Finding new critical approaches to many of Shakespeare’s plays continues to be a challenge, perhaps even more so for academic editions which usually strive for a tone beyond a basic introduction that regurgitate the essentials. Rene Weis’s interest in this new Arden edition of Romeo and Juliet is to investigate the balance between its main protagonists and suggest that for all the masculine prominence in the billing, the play’s really about the feminine side or rather that the title should more fittingly echo the final line of the play, “For never was a story of more woe / Than this of Juliet and her Romeo.”
Weis argues that Juliet has a more thorough back story, that more time is spent setting up her extended family even to the point of paralleling her with a child born to the Nurse at the same time as the young Capulet who didn’t live. Shakespeare investigates far more deeply into the girl’s passage into womanhood and she receives the greater number of speeches capturing the aggressive passion of teenage love. Romeo’s parents are near ciphers and when Romeo does have narrative agency it’s usually in service of rounding out Juliet’s character rather than the Montague, his only real character development in shifting from platitudes to poetry with his infatuation moves away from Rosalind.

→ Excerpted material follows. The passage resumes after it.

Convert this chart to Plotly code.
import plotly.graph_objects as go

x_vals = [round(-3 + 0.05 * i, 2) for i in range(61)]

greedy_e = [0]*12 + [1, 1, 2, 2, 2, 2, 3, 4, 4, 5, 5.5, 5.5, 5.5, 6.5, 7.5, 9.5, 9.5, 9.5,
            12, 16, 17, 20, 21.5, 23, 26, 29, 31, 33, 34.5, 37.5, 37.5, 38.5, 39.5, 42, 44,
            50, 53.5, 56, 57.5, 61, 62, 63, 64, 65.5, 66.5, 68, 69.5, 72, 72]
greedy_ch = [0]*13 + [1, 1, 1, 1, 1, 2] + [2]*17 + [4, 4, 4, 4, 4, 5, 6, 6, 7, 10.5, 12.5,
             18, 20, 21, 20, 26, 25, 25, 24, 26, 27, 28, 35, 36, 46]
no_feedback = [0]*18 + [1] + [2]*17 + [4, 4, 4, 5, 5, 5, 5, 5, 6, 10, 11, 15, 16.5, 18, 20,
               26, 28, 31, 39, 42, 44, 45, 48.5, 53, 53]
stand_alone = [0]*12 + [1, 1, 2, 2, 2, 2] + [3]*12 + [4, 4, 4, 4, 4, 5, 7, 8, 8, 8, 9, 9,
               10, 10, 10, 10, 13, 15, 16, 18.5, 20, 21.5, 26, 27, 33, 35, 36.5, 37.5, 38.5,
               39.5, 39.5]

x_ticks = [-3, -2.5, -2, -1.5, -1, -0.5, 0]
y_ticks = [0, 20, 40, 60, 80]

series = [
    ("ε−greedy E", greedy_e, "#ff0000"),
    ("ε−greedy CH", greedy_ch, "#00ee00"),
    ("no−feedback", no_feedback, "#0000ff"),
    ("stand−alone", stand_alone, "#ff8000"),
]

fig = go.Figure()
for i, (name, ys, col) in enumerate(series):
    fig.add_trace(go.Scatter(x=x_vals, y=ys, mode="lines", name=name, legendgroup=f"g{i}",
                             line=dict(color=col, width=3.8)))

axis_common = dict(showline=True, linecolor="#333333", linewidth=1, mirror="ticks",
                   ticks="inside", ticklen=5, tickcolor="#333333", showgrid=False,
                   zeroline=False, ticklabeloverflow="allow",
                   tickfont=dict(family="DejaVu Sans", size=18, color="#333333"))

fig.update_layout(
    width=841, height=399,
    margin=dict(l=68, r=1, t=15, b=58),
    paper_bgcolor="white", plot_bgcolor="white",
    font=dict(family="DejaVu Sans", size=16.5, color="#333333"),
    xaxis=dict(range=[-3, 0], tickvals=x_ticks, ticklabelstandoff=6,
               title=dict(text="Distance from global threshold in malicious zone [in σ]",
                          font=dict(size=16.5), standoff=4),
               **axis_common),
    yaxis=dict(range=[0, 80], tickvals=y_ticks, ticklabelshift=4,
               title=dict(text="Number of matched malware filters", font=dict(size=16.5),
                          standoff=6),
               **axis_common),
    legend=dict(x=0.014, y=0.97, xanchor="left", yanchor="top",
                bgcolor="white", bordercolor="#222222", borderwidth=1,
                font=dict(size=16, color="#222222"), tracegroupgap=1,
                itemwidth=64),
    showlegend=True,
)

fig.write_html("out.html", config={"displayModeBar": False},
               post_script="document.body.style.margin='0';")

The evidence continues into the section about how Shakespeare’s utilises time, the play structuring itself carefully across four days. Glance at the included chronology and we can see just how many of the scenes, especially in the latter half of the play are about Juliet dealing with this secret love, outside the gaze of her parents, of Paris being foisted upon her. The parallels with A Midsummer Night’s Dream are worthwhile in comparing how a similar situation, which also includes the application of potions is resolved in a resolutely comedic fashion rather than the realistic, chaotic worlds of Verona which ends in tragedy.
From here Weis delves into the dating of the play which, thanks to the play's rich contemporary allusion, the editor puts at late summer to the early autumn 1596, within thirty years of the play’s primary source Brooke’s poem, The Tragical History of Romeus and Juliet. Shakespeare’s genius is often brought into question because of these borrowings, but as Weis explains, Shakespeare’s genius was in taking these sometimes mundane works and transforming them into plays which stand the test of time; how many similar poems and stories remain obscure because the playwright wasn’t interested?

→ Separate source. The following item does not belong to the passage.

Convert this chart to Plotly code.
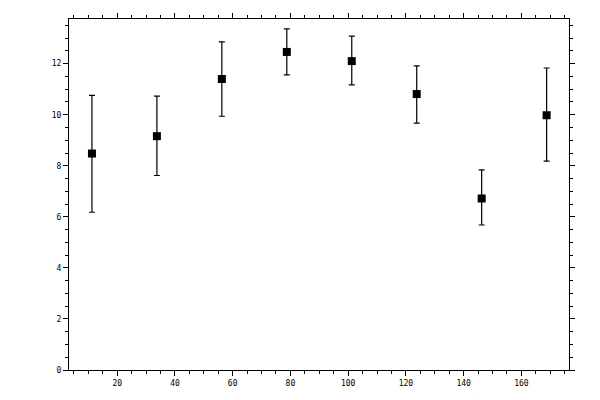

With so much to cram in, it’s perhaps unsurprising that the production history isn’t as detailed as in some Ardens, but expresses its worth in concentrating on adaptation over more traditional productions, from Garrick’s interpolations to Berlioz’s symphonie dramatique through Prokofiev’s ballet and Tchaikovsky. The closest analysis is of the modern film versions, of West Side Story, of Zeferelli’s 1968 film and of Baz Lurhmann’s in 1996 which Weis bravely brands, “the greatest Shakespeare film ever”. My personal taste would still put Branagh’s Hamlet above it, but it’s difficult to argue with that assessment in terms of popular appeal.

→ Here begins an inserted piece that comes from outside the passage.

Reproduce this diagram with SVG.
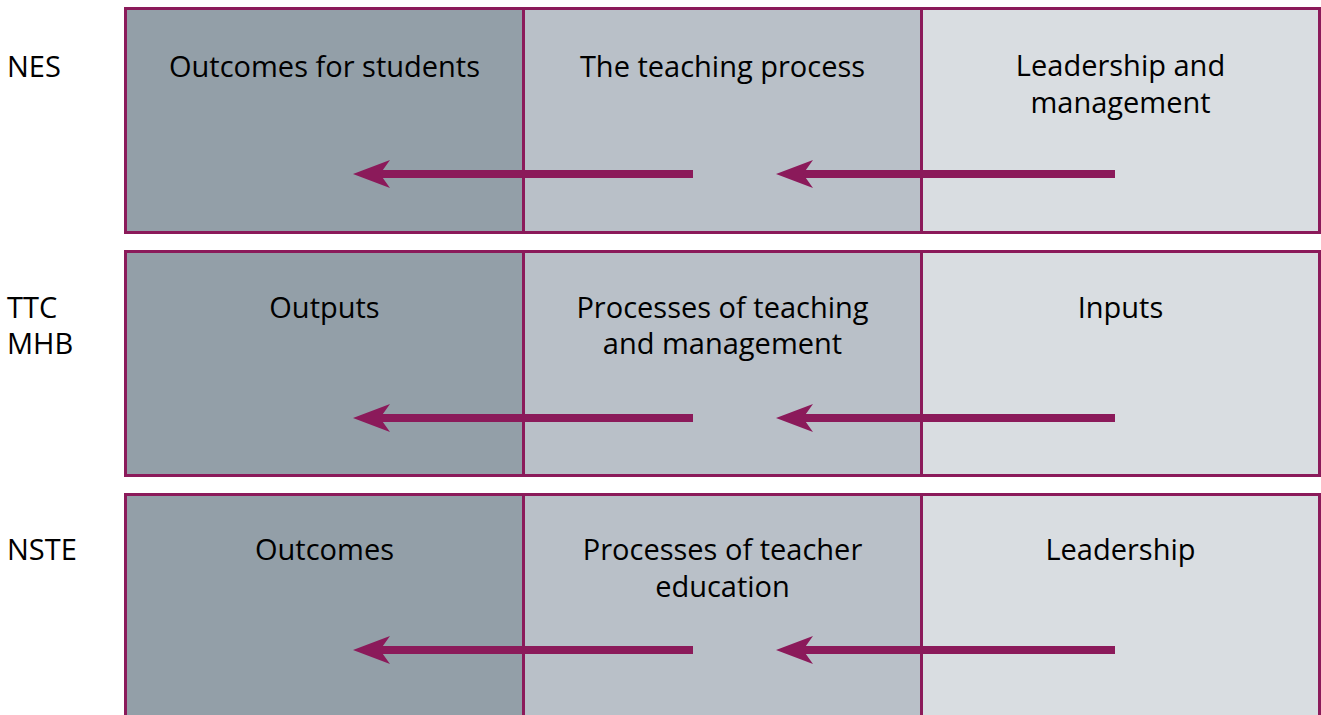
<svg xmlns="http://www.w3.org/2000/svg" width="1321" height="715" viewBox="0 0 1321 715">
<style>
.c1{fill:#939fa8}
.c2{fill:#b9c0c8}
.c3{fill:#d9dde1}
.bd{fill:none;stroke:#8b1a5a;stroke-width:3}
.dv{stroke:#8b1a5a;stroke-width:3}
text{font-family:"Open Sans","DejaVu Sans",sans-serif;font-size:29px;fill:#000}
.h{text-anchor:middle}
.sh{stroke:#8b1a5a;stroke-width:8}
.ah{fill:#8b1a5a}
</style>
<rect width="1321" height="715" fill="#fff"/>
<g id="row1">
<rect class="c1" x="125.5" y="8.5" width="398" height="224"/>
<rect class="c2" x="523.5" y="8.5" width="398" height="224"/>
<rect class="c3" x="921.5" y="8.5" width="398" height="224"/>
<rect class="bd" x="125.5" y="8.5" width="1194" height="224"/>
<line class="dv" x1="523.5" y1="8.5" x2="523.5" y2="232.5"/>
<line class="dv" x1="921.5" y1="8.5" x2="921.5" y2="232.5"/>
<text x="7" y="77">NES</text>
<text class="h" x="324.5" y="77">Outcomes for students</text>
<text class="h" x="722.5" y="77">The teaching process</text>
<text class="h" x="1120.5" y="76">Leadership and</text>
<text class="h" x="1120.5" y="113">management</text>
</g>
<g id="row2">
<rect class="c1" x="125.5" y="251.5" width="398" height="224"/>
<rect class="c2" x="523.5" y="251.5" width="398" height="224"/>
<rect class="c3" x="921.5" y="251.5" width="398" height="224"/>
<rect class="bd" x="125.5" y="251.5" width="1194" height="224"/>
<line class="dv" x1="523.5" y1="251.5" x2="523.5" y2="475.5"/>
<line class="dv" x1="921.5" y1="251.5" x2="921.5" y2="475.5"/>
<text x="7" y="318">TTC</text>
<text x="7" y="354">MHB</text>
<text class="h" x="324.5" y="318">Outputs</text>
<text class="h" x="722.5" y="318">Processes of teaching</text>
<text class="h" x="722.5" y="354">and management</text>
<text class="h" x="1120.5" y="318">Inputs</text>
</g>
<g id="row3">
<rect class="c1" x="125.5" y="494.5" width="398" height="230"/>
<rect class="c2" x="523.5" y="494.5" width="398" height="230"/>
<rect class="c3" x="921.5" y="494.5" width="398" height="230"/>
<rect class="bd" x="125.5" y="494.5" width="1194" height="230"/>
<line class="dv" x1="523.5" y1="494.5" x2="523.5" y2="724.5"/>
<line class="dv" x1="921.5" y1="494.5" x2="921.5" y2="724.5"/>
<text x="7" y="560">NSTE</text>
<text class="h" x="324.5" y="560">Outcomes</text>
<text class="h" x="722.5" y="560">Processes of teacher</text>
<text class="h" x="722.5" y="597">education</text>
<text class="h" x="1120.5" y="560">Leadership</text>
</g>
<g id="connectors">
<line class="sh" x1="380" y1="174" x2="693" y2="174"/>
<path class="ah" d="M353,174 L390,160 L380,174 L390,188 Z"/>
<line class="sh" x1="803" y1="174" x2="1115" y2="174"/>
<path class="ah" d="M776,174 L813,160 L803,174 L813,188 Z"/>
<line class="sh" x1="380" y1="418" x2="693" y2="418"/>
<path class="ah" d="M353,418 L390,404 L380,418 L390,432 Z"/>
<line class="sh" x1="803" y1="418" x2="1115" y2="418"/>
<path class="ah" d="M776,418 L813,404 L803,418 L813,432 Z"/>
<line class="sh" x1="380" y1="650" x2="693" y2="650"/>
<path class="ah" d="M353,650 L390,636 L380,650 L390,664 Z"/>
<line class="sh" x1="803" y1="650" x2="1115" y2="650"/>
<path class="ah" d="M776,650 L813,636 L803,650 L813,664 Z"/>
</g>
</svg>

At page ninety-four, such criticism gives way to the text and textual analysis. Like Hamlet, R+J exists primarily in an oddball first Quarto, more authoritative Q2 and of course F1 and like Hamlet the relationship between them is hotly contested. R+J’s Q1 is about eight hundred lines shorter than its later sister work, with some sections omitted and others rewritten and the argument has generally shifted away from memorial reconstruction to a players edition produced either by a printer or Shakespeare himself for playing in the sticks. It was certainly considered useful enough to be glanced at during the type setting of Q2 for textual confirmations.
Arden published Hamlet’s Q1 in a separate volume with F1, properly edited. For Romeo & Juliet a facsimile of the British Library’s copy has been included as an appendix, some of the margin notes included, slightly abbreviated. Part of me wishes that this too had instead been a properly edited version, but given the academic timescales and that its already been thirty years since the last Arden edition, it's understandable that Weis should concentrate on the play as it's best known with a few interpolations. Plus facsimiles allow us to glimpse the text as it was originally seen by the Elizabethan public, without four hundred years of further editorial intervention.
Romeo and Juliet (Arden Shakespeare. Third Series). Edited by Rene Weis. Methuen Drama. 2012. RRP: £8.99. ISBN: 9781903436912. Review copy supplied.